= Parking orbit =

Temporary orbit used during the launch of a spacecraft

A parking orbit is a temporary orbit used during the launch of a spacecraft. A launch vehicle follows a trajectory to the parking orbit, then coasts for a while, then engines fire again to enter the final desired trajectory.

An alternative trajectory that is used on some missions is direct injection, where the rocket fires continuously (except during staging) until its fuel is exhausted, ending with the payload on the final trajectory. This technique was first used by the Soviet Venera 1 mission to Venus in 1961.

==Reasons for use==

===Geostationary spacecraft===
Geostationary spacecraft require an orbit in the plane of the equator. Getting there requires a geostationary transfer orbit with an apogee directly above the equator. Unless the launch site itself is quite close to the equator, it requires an impractically large amount of fuel to launch a spacecraft directly into such an orbit. Instead, the craft is placed with an upper stage in an inclined parking orbit. When the craft crosses the equator, the upper stage is fired to raise the spacecraft's apogee to geostationary altitude (and often reduce the inclination of the transfer orbit, as well). Finally, a circularization burn is required to raise the perigee to the same altitude and remove any remaining inclination.
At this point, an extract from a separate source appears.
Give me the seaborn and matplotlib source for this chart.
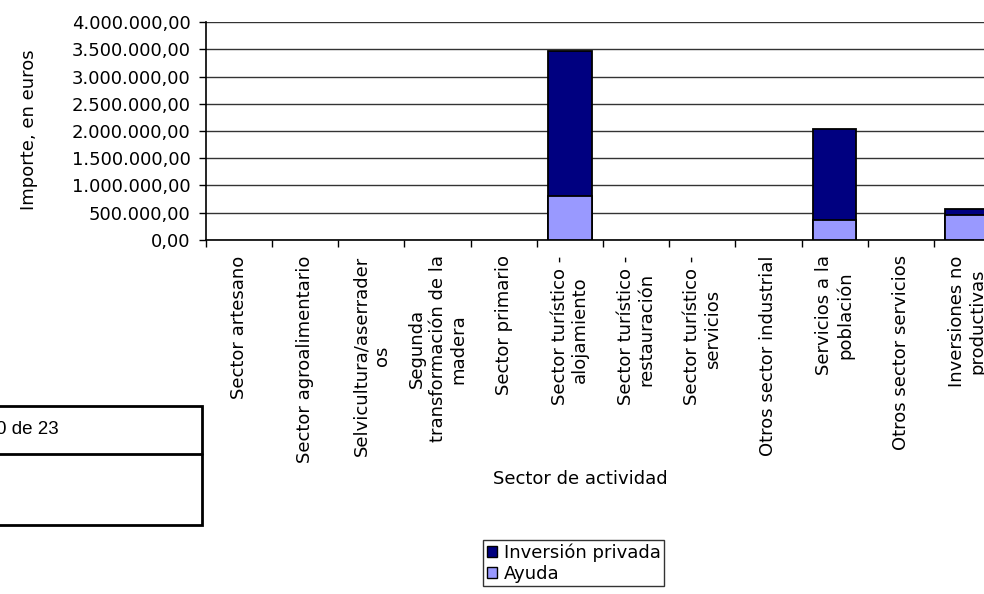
import matplotlib
matplotlib.use("Agg")
import matplotlib.pyplot as plt
import matplotlib.ticker as mticker
from matplotlib.patches import Rectangle, Patch
from matplotlib.lines import Line2D
import numpy as np
import pandas as pd
import seaborn as sns

# data
sectores = [
    "Sector artesano",
    "Sector agroalimentario",
    "Selvicultura/aserrader\nos",
    "Segunda\ntransformación de la\nmadera",
    "Sector primario",
    "Sector turístico -\nalojamiento",
    "Sector turístico -\nrestauración",
    "Sector turístico -\nservicios",
    "Otros sector industrial",
    "Servicios a la\npoblación",
    "Otros sector servicios",
    "Inversiones no\nproductivas",
]
ayuda = [0, 0, 0, 0, 0, 815000, 0, 0, 0, 372000, 0, 460000]
inversion_privada = [0, 0, 0, 0, 0, 2660000, 0, 0, 0, 1660000, 0, 100000]
y_ticks = [0, 500000, 1000000, 1500000, 2000000, 2500000, 3000000, 3500000, 4000000]

df = pd.DataFrame({"sector": sectores, "ayuda": ayuda, "privada": inversion_privada})
df["total"] = df["ayuda"] + df["privada"]

sns.set_style("white")
plt.rcParams["font.family"] = ["DejaVu Sans"]
plt.rcParams["text.color"] = "black"
plt.rcParams["axes.labelcolor"] = "black"
plt.rcParams["xtick.color"] = "black"
plt.rcParams["ytick.color"] = "black"

FS = 13
W, H = 984, 594
fig = plt.figure(figsize=(W / 100, H / 100), dpi=100)
# plot area runs past the right edge, as in the cropped reference
ax = fig.add_axes([206 / W, 1 - 240 / H, (1000 - 206) / W, (240 - 22) / H])

dark = "#000080"
light = "#9999FF"
sns.barplot(data=df, x="sector", y="total", order=sectores, color=dark,
            width=0.66, edgecolor="black", linewidth=1.3, saturation=1, ax=ax, zorder=3)
sns.barplot(data=df, x="sector", y="ayuda", order=sectores, color=light,
            width=0.66, edgecolor="black", linewidth=1.3, saturation=1, ax=ax, zorder=4)
# empty bars draw no outline
for p in ax.patches:
    if p.get_height() == 0:
        p.set_linewidth(0)

ax.set_xlim(-0.5, len(sectores) - 0.5)
ax.set_ylim(0, 4000000)
ax.set_yticks(y_ticks)

def es_fmt(v, pos):
    s = f"{v:,.2f}"
    return s.replace(",", "X").replace(".", ",").replace("X", ".")

ax.yaxis.set_major_formatter(mticker.FuncFormatter(es_fmt))
ax.grid(axis="y", color="#333333", linewidth=1.0, zorder=0)
ax.set_axisbelow(True)

for s in ["top", "right"]:
    ax.spines[s].set_visible(False)
for s in ["left", "bottom"]:
    ax.spines[s].set_color("black")
    ax.spines[s].set_linewidth(1.2)

ax.tick_params(axis="y", length=5, width=1, labelsize=FS, pad=6, left=True)
ax.set_xticks(range(len(sectores)))
ax.set_xticklabels(sectores, rotation=90, ha="center", va="top",
                   multialignment="center", linespacing=1.2, fontsize=FS)
ax.tick_params(axis="x", length=0, pad=11)
ax.set_xticks(np.arange(-0.5, len(sectores), 1.0), minor=True)
ax.tick_params(axis="x", which="minor", length=5, width=1, bottom=True)

ax.set_xlabel("Sector de actividad", fontsize=FS)
ax.set_ylabel("Importe, en euros", fontsize=FS)
ax.xaxis.set_label_coords((580 - 206) / 794, (240 - 470) / 218)
ax.yaxis.set_label_coords((38 - 206) / 794, (240 - 130) / 218)

handles = [Patch(facecolor=dark, edgecolor="black", linewidth=1),
           Patch(facecolor=light, edgecolor="black", linewidth=1)]
leg = fig.legend(handles, ["Inversión privada", "Ayuda"], loc="upper left",
                 bbox_to_anchor=(483 / W, 1 - 540 / H), fontsize=FS,
                 frameon=True, fancybox=False, edgecolor="black",
                 handlelength=0.6, handleheight=0.6, handletextpad=0.35,
                 borderpad=0.2, labelspacing=0.15, borderaxespad=0)
leg.get_frame().set_linewidth(1)

# page footer box cut off at the left
fig.patches.append(Rectangle((-10 / W, 1 - 525 / H), 212 / W, 119 / H,
                             transform=fig.transFigure, fill=False,
                             edgecolor="black", linewidth=2))
fig.lines.append(Line2D([-10 / W, 202 / W], [1 - 454 / H, 1 - 454 / H],
                        transform=fig.transFigure, color="black", linewidth=2))
fig.text(-4 / W, 1 - 430 / H, "0 de 23", fontsize=13.5, family="Liberation Sans",
         ha="left", va="center")

fig.savefig("out.png", dpi=100)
===Translunar or interplanetary spacecraft===

Parking orbit for one of the early Ranger missions to the Moon. Note that the launch angle varies depending on the launch time within the launch window.
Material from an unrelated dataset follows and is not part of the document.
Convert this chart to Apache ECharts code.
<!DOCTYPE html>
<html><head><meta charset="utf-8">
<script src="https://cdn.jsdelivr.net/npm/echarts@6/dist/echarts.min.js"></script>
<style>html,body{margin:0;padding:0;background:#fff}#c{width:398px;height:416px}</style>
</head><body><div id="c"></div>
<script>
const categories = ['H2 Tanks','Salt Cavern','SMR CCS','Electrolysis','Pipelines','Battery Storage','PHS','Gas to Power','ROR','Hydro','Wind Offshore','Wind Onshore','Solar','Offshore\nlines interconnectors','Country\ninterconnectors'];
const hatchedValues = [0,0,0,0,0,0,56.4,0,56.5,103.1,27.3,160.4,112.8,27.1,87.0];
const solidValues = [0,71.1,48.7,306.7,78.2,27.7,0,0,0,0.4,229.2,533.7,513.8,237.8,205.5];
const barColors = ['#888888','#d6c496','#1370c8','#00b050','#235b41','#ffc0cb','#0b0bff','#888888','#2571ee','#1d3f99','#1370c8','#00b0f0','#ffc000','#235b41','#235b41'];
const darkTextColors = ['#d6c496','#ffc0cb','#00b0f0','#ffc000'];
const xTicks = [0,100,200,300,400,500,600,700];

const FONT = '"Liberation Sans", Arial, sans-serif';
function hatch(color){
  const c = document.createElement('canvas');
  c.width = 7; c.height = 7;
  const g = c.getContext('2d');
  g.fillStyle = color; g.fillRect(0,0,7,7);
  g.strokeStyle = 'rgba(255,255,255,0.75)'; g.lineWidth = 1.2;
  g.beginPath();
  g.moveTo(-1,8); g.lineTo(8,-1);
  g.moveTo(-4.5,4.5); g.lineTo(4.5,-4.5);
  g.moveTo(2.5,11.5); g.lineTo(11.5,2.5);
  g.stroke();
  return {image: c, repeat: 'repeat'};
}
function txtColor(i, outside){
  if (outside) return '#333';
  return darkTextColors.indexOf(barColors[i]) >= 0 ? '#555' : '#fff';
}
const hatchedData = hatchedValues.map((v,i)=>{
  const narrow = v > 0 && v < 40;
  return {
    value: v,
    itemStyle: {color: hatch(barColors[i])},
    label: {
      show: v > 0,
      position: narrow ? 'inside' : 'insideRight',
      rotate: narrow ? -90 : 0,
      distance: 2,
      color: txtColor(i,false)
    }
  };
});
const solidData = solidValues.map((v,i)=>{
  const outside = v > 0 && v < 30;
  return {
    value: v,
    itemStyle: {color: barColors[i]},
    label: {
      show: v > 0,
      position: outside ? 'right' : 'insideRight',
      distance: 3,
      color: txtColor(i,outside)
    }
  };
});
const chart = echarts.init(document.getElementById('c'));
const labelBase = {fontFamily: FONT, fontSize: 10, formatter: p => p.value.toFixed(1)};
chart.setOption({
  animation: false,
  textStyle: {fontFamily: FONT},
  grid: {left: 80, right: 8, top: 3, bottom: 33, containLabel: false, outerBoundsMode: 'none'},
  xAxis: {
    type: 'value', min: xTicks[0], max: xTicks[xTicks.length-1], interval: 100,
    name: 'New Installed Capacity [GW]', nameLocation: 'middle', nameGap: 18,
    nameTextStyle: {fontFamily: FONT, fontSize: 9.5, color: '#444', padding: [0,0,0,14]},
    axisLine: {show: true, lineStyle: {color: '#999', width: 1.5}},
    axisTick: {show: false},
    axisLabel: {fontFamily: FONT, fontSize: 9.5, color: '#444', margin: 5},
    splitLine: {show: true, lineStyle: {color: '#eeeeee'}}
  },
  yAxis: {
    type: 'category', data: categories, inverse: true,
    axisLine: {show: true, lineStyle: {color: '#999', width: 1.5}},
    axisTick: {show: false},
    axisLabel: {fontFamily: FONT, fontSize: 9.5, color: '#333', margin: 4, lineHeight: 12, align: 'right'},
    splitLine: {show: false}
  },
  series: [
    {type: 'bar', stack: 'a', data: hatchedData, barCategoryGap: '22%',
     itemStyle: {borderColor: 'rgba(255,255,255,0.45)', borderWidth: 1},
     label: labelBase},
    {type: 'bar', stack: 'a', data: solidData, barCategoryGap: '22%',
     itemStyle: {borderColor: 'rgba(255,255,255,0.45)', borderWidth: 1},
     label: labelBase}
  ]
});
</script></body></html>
In order to reach the Moon or a planet at a desired time, the spacecraft must be launched within a limited range of times known as a launch window. Using a preliminary parking orbit before final injection can widen this window from seconds or minutes, to several hours. For the Apollo program's crewed lunar missions, a parking orbit allowed time for spacecraft checkout while still close to home, before committing to the lunar trip.

==Design challenges==
The use of a parking orbit can lead to a number of technical challenges. For example, during the development Centaur upper stage, the following problems were noted and had to be addressed:
- The injection burn occurs under zero g conditions.
- If the same upper stage which performs the parking orbit injection is used for the final injection burn, a restartable liquid-propellant rocket engine is required.
- During the parking orbit coast, the propellants will drift away from the bottom of the tank and the pump inlets. This must be dealt with through the use of tank diaphragms, or ullage rockets to settle the propellant back to the bottom of the tank.
- A reaction control system is needed to orient the stage properly for the final burn, and perhaps to establish a suitable thermal orientation during coast.
- Cryogenic propellants must be stored in well-insulated tanks, to prevent excessive boiloff during coast.
- Battery life and other consumables must be sufficient for the duration of the parking coast and final injection.
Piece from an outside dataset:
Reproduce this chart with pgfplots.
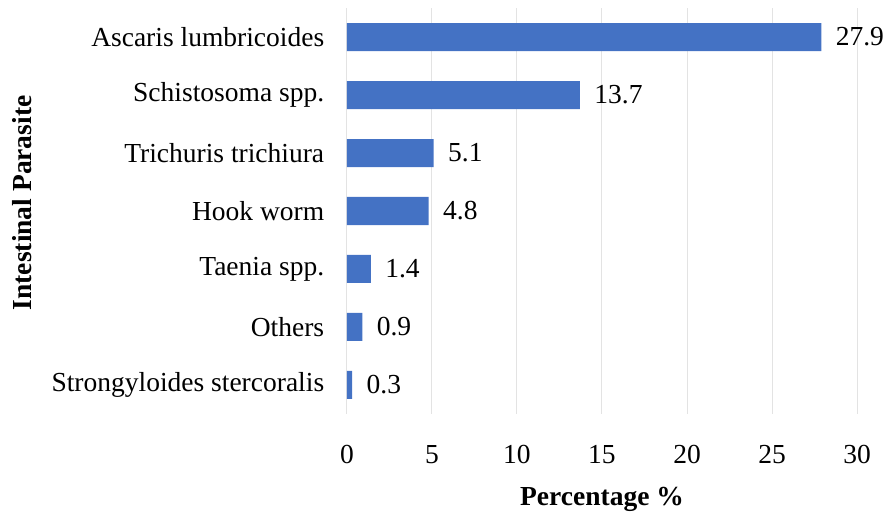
\documentclass[border=0pt]{standalone}
\usepackage{fontspec}
\setmainfont{Liberation Serif}
\usepackage{pgfplots}
\pgfplotsset{compat=1.18}
\definecolor{barblue}{HTML}{4472C4}
\definecolor{gridgray}{HTML}{E3E3E3}
\begin{document}
\begin{tikzpicture}
\begin{axis}[
  scale only axis, width=510pt, height=406pt,
  xbar, bar width=28pt,
  xmin=0, xmax=30, ymin=-0.5, ymax=6.5,
  xtick={0,5,...,30},
  ytick={0,...,6},
  yticklabels={Strongyloides stercoralis, Others, Taenia spp., Hook worm, Trichuris trichiura, Schistosoma spp., Ascaris lumbricoides},
  axis line style={draw=none},
  tick style={draw=none},
  xmajorgrids, grid style={gridgray, line width=1pt},
  ticklabel style={font=\fontsize{27.5}{33}\selectfont},
  /pgf/number format/assume math mode=true,
  xticklabel style={yshift=-28pt},
  yticklabel style={xshift=-15pt},
  xlabel={\textbf{Percentage \%}},
  ylabel={\textbf{Intestinal Parasite}},
  every axis x label/.style={at={(rel axis cs:0.5,0)}, anchor=center, yshift=-85pt, font=\fontsize{27.5}{33}\selectfont},
  every axis y label/.style={at={(rel axis cs:-0.637,0.52)}, anchor=center, rotate=90, font=\fontsize{27.5}{33}\selectfont},
  point meta=x,
  nodes near coords,
  nodes near coords style={font=\fontsize{27.5}{33}\selectfont, anchor=west, xshift=11pt, /pgf/number format/.cd, fixed, precision=1, fixed zerofill, assume math mode=true},
  clip=false,
]
\addplot[fill=barblue, draw=none] coordinates {
  (0.3,0) (0.9,1) (1.4,2) (4.8,3) (5.1,4) (13.7,5) (27.9,6)
};
\coordinate (bl) at (rel axis cs:0,0);
\coordinate (tr) at (rel axis cs:1,1);
\end{axis}
\pgfresetboundingbox
\path (bl) ++(-347pt,-104pt);
\path (tr) ++(26pt,8pt);
\end{tikzpicture}
\end{document}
The Centaur and Agena families of upper stages were designed for restarts and have often been used in missions using parking orbits. The last Agena flew in 1987, but Centaur is still in production. The Briz-M is also capable of coasts and restarts, and often performs the same role for Russian rockets.

== Examples ==

- The Apollo program used parking orbits, for all the reasons mentioned above except those that pertain to geostationary orbits.
- When the Space Shuttle orbiter launched interplanetary probes such as Galileo, it used a parking orbit to deliver the probe to the right injection spot.
- The Ariane 5 does not usually use parking orbits. This simplifies the launcher since multiple restarts are not needed, and the penalty is small for their typical GTO mission, as their launch site is close to the equator. A less commonly used second stage, the Ariane-5ES has multiple restart capability, and has been used for missions such as the Automated Transfer Vehicle (ATV) that use parking orbits. The Ariane 6 upper stage supports multiple restarts and can be used with missions that require parking orbits.
- In a literal example of a parking orbit, the Automated Transfer Vehicle could park for several months in orbit while waiting to rendezvous with the International Space Station. For safety reasons, the ATV could not approach the station while a Space Shuttle was docked or when a Soyuz or Progress was maneuvering to dock or depart.